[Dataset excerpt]
****************
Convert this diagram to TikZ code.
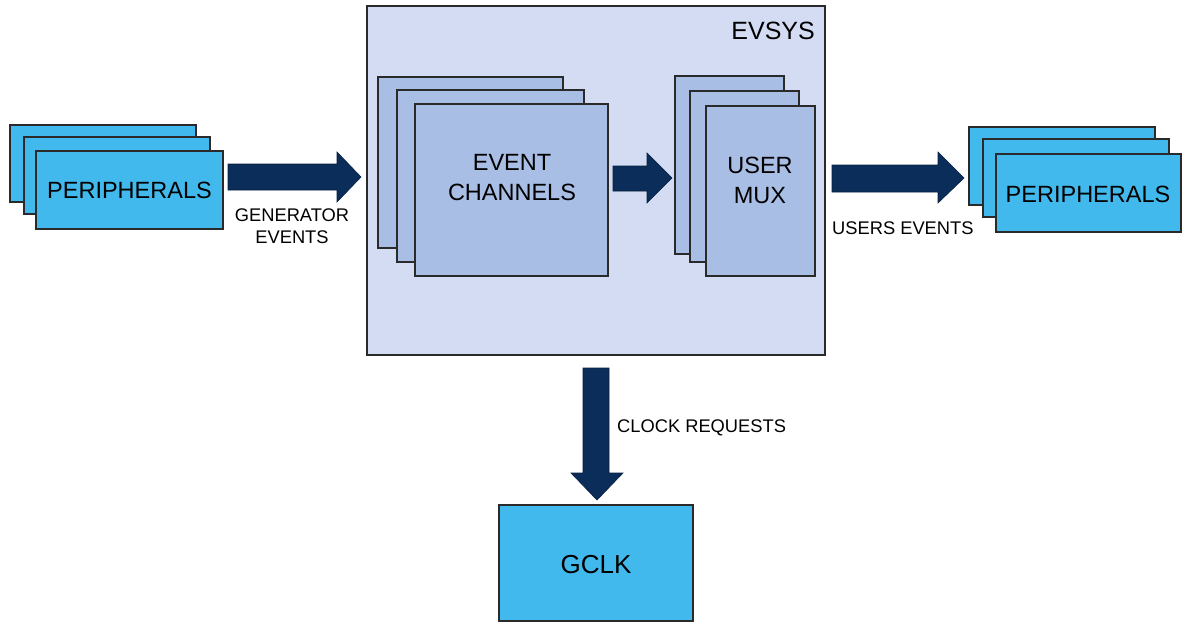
\documentclass[tikz,border=0pt]{standalone}
\usepackage{fontspec}
\setmainfont{Liberation Sans}
\definecolor{perif}{HTML}{41B9EC}
\definecolor{evbg}{HTML}{D4DCF3}
\definecolor{inner}{HTML}{A9BEE4}
\definecolor{navy}{HTML}{0B2D5A}
\definecolor{edge}{HTML}{2A2A2A}
\begin{document}
\begin{tikzpicture}[x=1pt,y=-1pt,
  box/.style={draw=edge,line width=1.4pt,inner sep=0pt,outer sep=0pt,anchor=north west},
  pbox/.style={box,fill=perif},
  ibox/.style={box,fill=inner},
  bigtxt/.style={font=\fontsize{23.5}{30}\selectfont,align=center,inner sep=0pt},
  smalltxt/.style={font=\fontsize{18.3}{22}\selectfont,align=center,inner sep=0pt},
  blockarrow/.style={fill=navy,draw=navy!70!black,line width=0.6pt}]
\useasboundingbox (0,0) rectangle (1183,622);

% EVSYS container
\node[box,fill=evbg,line width=1.8pt,minimum width=458pt,minimum height=349pt] (evsys) at (367,6) {};
\node[font=\fontsize{25}{30}\selectfont,anchor=east,inner sep=0pt] (evsyst) at (815,31) {EVSYS};

% left peripherals
\node[pbox,minimum width=186pt,minimum height=77pt] (pl3) at (10,125) {};
\node[pbox,minimum width=186pt,minimum height=77pt] (pl2) at (24,137) {};
\node[pbox,minimum width=187pt,minimum height=78pt] (pl1) at (36,151) {};
\node[bigtxt] (plt) at (pl1.center) {PERIPHERALS};

% event channels
\node[ibox,minimum width=185pt,minimum height=171pt] (ec3) at (378,77) {};
\node[ibox,minimum width=187pt,minimum height=172pt] (ec2) at (397,90) {};
\node[ibox,minimum width=193pt,minimum height=172pt] (ec1) at (415,104) {};
\node[bigtxt] (ect) at (512,178) {EVENT\\CHANNELS};

% user mux
\node[ibox,minimum width=109pt,minimum height=178pt] (um3) at (675,76) {};
\node[ibox,minimum width=109pt,minimum height=171pt] (um2) at (690,91) {};
\node[ibox,minimum width=109pt,minimum height=170pt] (um1) at (706,106) {};
\node[bigtxt] (umt) at (760,180) {USER\\MUX};

% right peripherals
\node[pbox,minimum width=186pt,minimum height=78pt] (pr3) at (969,127) {};
\node[pbox,minimum width=186pt,minimum height=78pt] (pr2) at (983,139) {};
\node[pbox,minimum width=185pt,minimum height=78pt] (pr1) at (996,154) {};
\node[bigtxt] (prt) at (1088,194) {PERIPHERALS};

% GCLK
\node[pbox,minimum width=194pt,minimum height=116pt] (gclk) at (499,505) {};
\node[font=\fontsize{26}{30}\selectfont,inner sep=0pt] (gclkt) at (596,565) {GCLK};

% block arrows
\draw[blockarrow] (228,164) -- (337,164) -- (337,152) -- (361,177) -- (337,202) -- (337,190) -- (228,190) -- cycle;
\draw[blockarrow] (613,166) -- (647,166) -- (647,153) -- (672,178) -- (647,203) -- (647,191) -- (613,191) -- cycle;
\draw[blockarrow] (832,165) -- (938,165) -- (938,152) -- (964,178) -- (938,203) -- (938,192) -- (832,192) -- cycle;
\draw[blockarrow] (583,368) -- (609,368) -- (609,473) -- (623,473) -- (597,500) -- (571,473) -- (583,473) -- cycle;

% labels
\node[smalltxt] (genl) at (292,226) {GENERATOR\\EVENTS};
\node[smalltxt,anchor=west] (usel) at (832,228) {USERS EVENTS};
\node[smalltxt,anchor=west] (clkl) at (617,428) {CLOCK REQUESTS};
\end{tikzpicture}
\end{document}
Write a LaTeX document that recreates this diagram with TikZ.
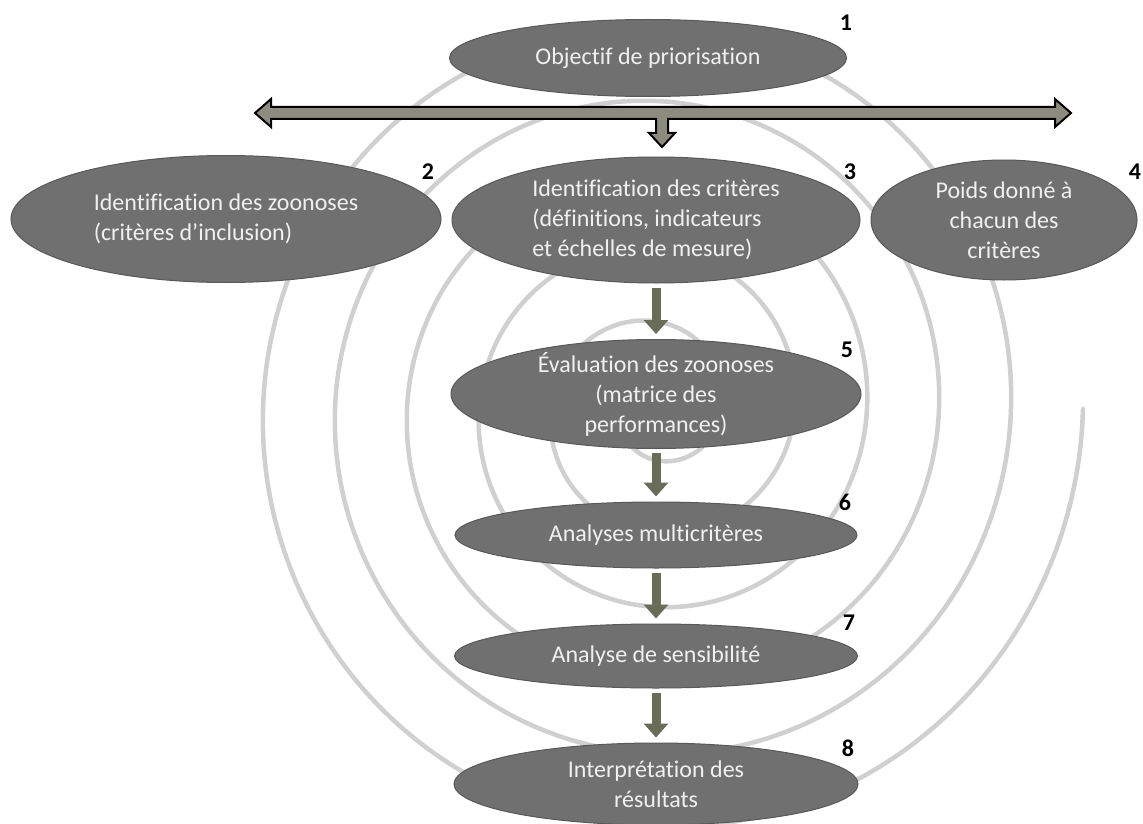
\documentclass[tikz,border=0pt]{standalone}
\usepackage{fontspec}
\setmainfont{Carlito}[Ligatures=NoCommon]
\usetikzlibrary{shapes.geometric,arrows.meta,calc}
\definecolor{nodefill}{RGB}{112,112,112}
\definecolor{nodeedge}{RGB}{88,88,88}
\definecolor{spiralc}{RGB}{208,208,208}
\definecolor{arrowc}{RGB}{105,108,88}
\definecolor{bigarrow}{RGB}{140,140,126}
\definecolor{ztxt}{RGB}{240,240,240}
\begin{document}
\begin{tikzpicture}[x=1pt,y=-1pt,
  zbox/.style={ellipse, fill=nodefill, draw=nodeedge, line width=1pt, inner sep=0pt},
  ztext/.style={text=ztxt, align=center, inner sep=0pt, font=\fontsize{24}{30}\selectfont},
  ztextl/.style={ztext, align=left},
  numlab/.style={font=\fontsize{24}{29}\selectfont\bfseries, text=black, inner sep=0pt},
  flow/.style={line width=9pt, draw=arrowc, -{Triangle[width=24pt,length=14pt]}, shorten <=4pt, shorten >=5pt},
  bigarr/.style={fill=bigarrow, draw=black, line width=2pt, line join=miter}
]
\useasboundingbox (0,0) rectangle (1143,824);
\fill[white] (0,0) rectangle (1143,824);
% spiral
\draw[spiralc, line width=4.5pt, line cap=round] plot[domain=0:34.56, samples=700, smooth]
  ({655+(428-11.459*\x)*cos(\x r)}, {409+1.02*(428-11.459*\x)*sin(\x r)});
% double arrow with branch
\coordinate (bl) at (255,113);
\coordinate (br) at (1071,113);
\coordinate (bd) at (662,147);
\filldraw[bigarr] (bl) -- ++(16,-14) -- ++(0,8) -- ($(br)+(-16,-6)$) -- ++(0,-8) -- (br)
  -- ++(-16,14) -- ++(0,-8) -- ($(bd)+(6,-28)$) -- ++(0,14) -- ++(7,0) -- (bd)
  -- ++(-13,-14) -- ++(7,0) -- ++(0,-14) -- ($(bl)+(16,6)$) -- ++(0,8) -- cycle;
% nodes
\node[zbox, minimum width=397pt, minimum height=77pt,
  label={[ztext]center:Objectif de priorisation}] (n1) at (648,58) {};
\node[zbox, minimum width=430pt, minimum height=127pt,
  label={[ztextl]center:{Identification des zoonoses\\(critères d’inclusion)}}] (n2) at (226,219) {};
\node[zbox, minimum width=408pt, minimum height=126pt,
  label={[ztextl]center:{Identification des critères\\(définitions, indicateurs\\et échelles de mesure)}}] (n3) at (656,220) {};
\node[zbox, minimum width=266pt, minimum height=120pt,
  label={[ztext]center:{Poids donné à\\chacun des\\critères}}] (n4) at (1004,220) {};
\node[zbox, minimum width=410pt, minimum height=109pt,
  label={[ztext]center:{Évaluation des zoonoses\\(matrice des\\performances)}}] (n5) at (656,394) {};
\node[zbox, minimum width=402pt, minimum height=66pt,
  label={[ztext]center:Analyses multicritères}] (n6) at (656,535) {};
\node[zbox, minimum width=403pt, minimum height=64pt,
  label={[ztext]center:Analyse de sensibilité}] (n7) at (656,656) {};
\node[zbox, minimum width=404pt, minimum height=82pt,
  label={[ztext]center:{Interprétation des\\résultats}}] (n8) at (656,784) {};
% flow arrows
\draw[flow] (n3) -- (n5);
\draw[flow] (n5) -- (n6);
\draw[flow] (n6) -- (n7);
\draw[flow] (n7) -- (n8);
% number labels
\node[numlab] (l1) at (846,23) {1};
\node[numlab] (l2) at (428,172) {2};
\node[numlab] (l3) at (850,172) {3};
\node[numlab] (l4) at (1135,172) {4};
\node[numlab] (l5) at (847,350) {5};
\node[numlab] (l6) at (845,502) {6};
\node[numlab] (l7) at (849,623) {7};
\node[numlab] (l8) at (848,748) {8};
\end{tikzpicture}
\end{document}
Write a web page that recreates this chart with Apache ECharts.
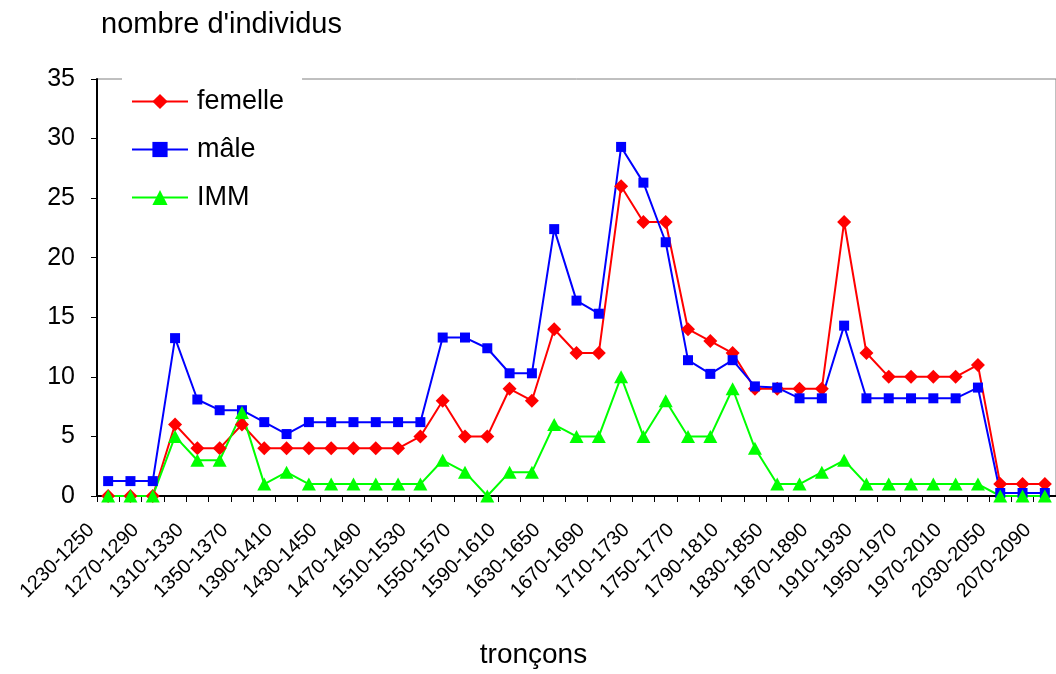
****************
(Short exercise):
Without the pictures, restate each entry exactly.

(Reply):
Convert this diagram to TikZ code.
\documentclass[tikz,border=0pt]{standalone}
\usepackage{fontspec}
\setmainfont{Liberation Sans}
\definecolor{perif}{HTML}{41B9EC}
\definecolor{evbg}{HTML}{D4DCF3}
\definecolor{inner}{HTML}{A9BEE4}
\definecolor{navy}{HTML}{0B2D5A}
\definecolor{edge}{HTML}{2A2A2A}
\begin{document}
\begin{tikzpicture}[x=1pt,y=-1pt,
  box/.style={draw=edge,line width=1.4pt,inner sep=0pt,outer sep=0pt,anchor=north west},
  pbox/.style={box,fill=perif},
  ibox/.style={box,fill=inner},
  bigtxt/.style={font=\fontsize{23.5}{30}\selectfont,align=center,inner sep=0pt},
  smalltxt/.style={font=\fontsize{18.3}{22}\selectfont,align=center,inner sep=0pt},
  blockarrow/.style={fill=navy,draw=navy!70!black,line width=0.6pt}]
\useasboundingbox (0,0) rectangle (1183,622);

% EVSYS container
\node[box,fill=evbg,line width=1.8pt,minimum width=458pt,minimum height=349pt] (evsys) at (367,6) {};
\node[font=\fontsize{25}{30}\selectfont,anchor=east,inner sep=0pt] (evsyst) at (815,31) {EVSYS};

% left peripherals
\node[pbox,minimum width=186pt,minimum height=77pt] (pl3) at (10,125) {};
\node[pbox,minimum width=186pt,minimum height=77pt] (pl2) at (24,137) {};
\node[pbox,minimum width=187pt,minimum height=78pt] (pl1) at (36,151) {};
\node[bigtxt] (plt) at (pl1.center) {PERIPHERALS};

% event channels
\node[ibox,minimum width=185pt,minimum height=171pt] (ec3) at (378,77) {};
\node[ibox,minimum width=187pt,minimum height=172pt] (ec2) at (397,90) {};
\node[ibox,minimum width=193pt,minimum height=172pt] (ec1) at (415,104) {};
\node[bigtxt] (ect) at (512,178) {EVENT\\CHANNELS};

% user mux
\node[ibox,minimum width=109pt,minimum height=178pt] (um3) at (675,76) {};
\node[ibox,minimum width=109pt,minimum height=171pt] (um2) at (690,91) {};
\node[ibox,minimum width=109pt,minimum height=170pt] (um1) at (706,106) {};
\node[bigtxt] (umt) at (760,180) {USER\\MUX};

% right peripherals
\node[pbox,minimum width=186pt,minimum height=78pt] (pr3) at (969,127) {};
\node[pbox,minimum width=186pt,minimum height=78pt] (pr2) at (983,139) {};
\node[pbox,minimum width=185pt,minimum height=78pt] (pr1) at (996,154) {};
\node[bigtxt] (prt) at (1088,194) {PERIPHERALS};

% GCLK
\node[pbox,minimum width=194pt,minimum height=116pt] (gclk) at (499,505) {};
\node[font=\fontsize{26}{30}\selectfont,inner sep=0pt] (gclkt) at (596,565) {GCLK};

% block arrows
\draw[blockarrow] (228,164) -- (337,164) -- (337,152) -- (361,177) -- (337,202) -- (337,190) -- (228,190) -- cycle;
\draw[blockarrow] (613,166) -- (647,166) -- (647,153) -- (672,178) -- (647,203) -- (647,191) -- (613,191) -- cycle;
\draw[blockarrow] (832,165) -- (938,165) -- (938,152) -- (964,178) -- (938,203) -- (938,192) -- (832,192) -- cycle;
\draw[blockarrow] (583,368) -- (609,368) -- (609,473) -- (623,473) -- (597,500) -- (571,473) -- (583,473) -- cycle;

% labels
\node[smalltxt] (genl) at (292,226) {GENERATOR\\EVENTS};
\node[smalltxt,anchor=west] (usel) at (832,228) {USERS EVENTS};
\node[smalltxt,anchor=west] (clkl) at (617,428) {CLOCK REQUESTS};
\end{tikzpicture}
\end{document}
Write a LaTeX document that recreates this diagram with TikZ.
\documentclass[tikz,border=0pt]{standalone}
\usepackage{fontspec}
\setmainfont{Carlito}[Ligatures=NoCommon]
\usetikzlibrary{shapes.geometric,arrows.meta,calc}
\definecolor{nodefill}{RGB}{112,112,112}
\definecolor{nodeedge}{RGB}{88,88,88}
\definecolor{spiralc}{RGB}{208,208,208}
\definecolor{arrowc}{RGB}{105,108,88}
\definecolor{bigarrow}{RGB}{140,140,126}
\definecolor{ztxt}{RGB}{240,240,240}
\begin{document}
\begin{tikzpicture}[x=1pt,y=-1pt,
  zbox/.style={ellipse, fill=nodefill, draw=nodeedge, line width=1pt, inner sep=0pt},
  ztext/.style={text=ztxt, align=center, inner sep=0pt, font=\fontsize{24}{30}\selectfont},
  ztextl/.style={ztext, align=left},
  numlab/.style={font=\fontsize{24}{29}\selectfont\bfseries, text=black, inner sep=0pt},
  flow/.style={line width=9pt, draw=arrowc, -{Triangle[width=24pt,length=14pt]}, shorten <=4pt, shorten >=5pt},
  bigarr/.style={fill=bigarrow, draw=black, line width=2pt, line join=miter}
]
\useasboundingbox (0,0) rectangle (1143,824);
\fill[white] (0,0) rectangle (1143,824);
% spiral
\draw[spiralc, line width=4.5pt, line cap=round] plot[domain=0:34.56, samples=700, smooth]
  ({655+(428-11.459*\x)*cos(\x r)}, {409+1.02*(428-11.459*\x)*sin(\x r)});
% double arrow with branch
\coordinate (bl) at (255,113);
\coordinate (br) at (1071,113);
\coordinate (bd) at (662,147);
\filldraw[bigarr] (bl) -- ++(16,-14) -- ++(0,8) -- ($(br)+(-16,-6)$) -- ++(0,-8) -- (br)
  -- ++(-16,14) -- ++(0,-8) -- ($(bd)+(6,-28)$) -- ++(0,14) -- ++(7,0) -- (bd)
  -- ++(-13,-14) -- ++(7,0) -- ++(0,-14) -- ($(bl)+(16,6)$) -- ++(0,8) -- cycle;
% nodes
\node[zbox, minimum width=397pt, minimum height=77pt,
  label={[ztext]center:Objectif de priorisation}] (n1) at (648,58) {};
\node[zbox, minimum width=430pt, minimum height=127pt,
  label={[ztextl]center:{Identification des zoonoses\\(critères d’inclusion)}}] (n2) at (226,219) {};
\node[zbox, minimum width=408pt, minimum height=126pt,
  label={[ztextl]center:{Identification des critères\\(définitions, indicateurs\\et échelles de mesure)}}] (n3) at (656,220) {};
\node[zbox, minimum width=266pt, minimum height=120pt,
  label={[ztext]center:{Poids donné à\\chacun des\\critères}}] (n4) at (1004,220) {};
\node[zbox, minimum width=410pt, minimum height=109pt,
  label={[ztext]center:{Évaluation des zoonoses\\(matrice des\\performances)}}] (n5) at (656,394) {};
\node[zbox, minimum width=402pt, minimum height=66pt,
  label={[ztext]center:Analyses multicritères}] (n6) at (656,535) {};
\node[zbox, minimum width=403pt, minimum height=64pt,
  label={[ztext]center:Analyse de sensibilité}] (n7) at (656,656) {};
\node[zbox, minimum width=404pt, minimum height=82pt,
  label={[ztext]center:{Interprétation des\\résultats}}] (n8) at (656,784) {};
% flow arrows
\draw[flow] (n3) -- (n5);
\draw[flow] (n5) -- (n6);
\draw[flow] (n6) -- (n7);
\draw[flow] (n7) -- (n8);
% number labels
\node[numlab] (l1) at (846,23) {1};
\node[numlab] (l2) at (428,172) {2};
\node[numlab] (l3) at (850,172) {3};
\node[numlab] (l4) at (1135,172) {4};
\node[numlab] (l5) at (847,350) {5};
\node[numlab] (l6) at (845,502) {6};
\node[numlab] (l7) at (849,623) {7};
\node[numlab] (l8) at (848,748) {8};
\end{tikzpicture}
\end{document}
Write a web page that recreates this chart with Apache ECharts.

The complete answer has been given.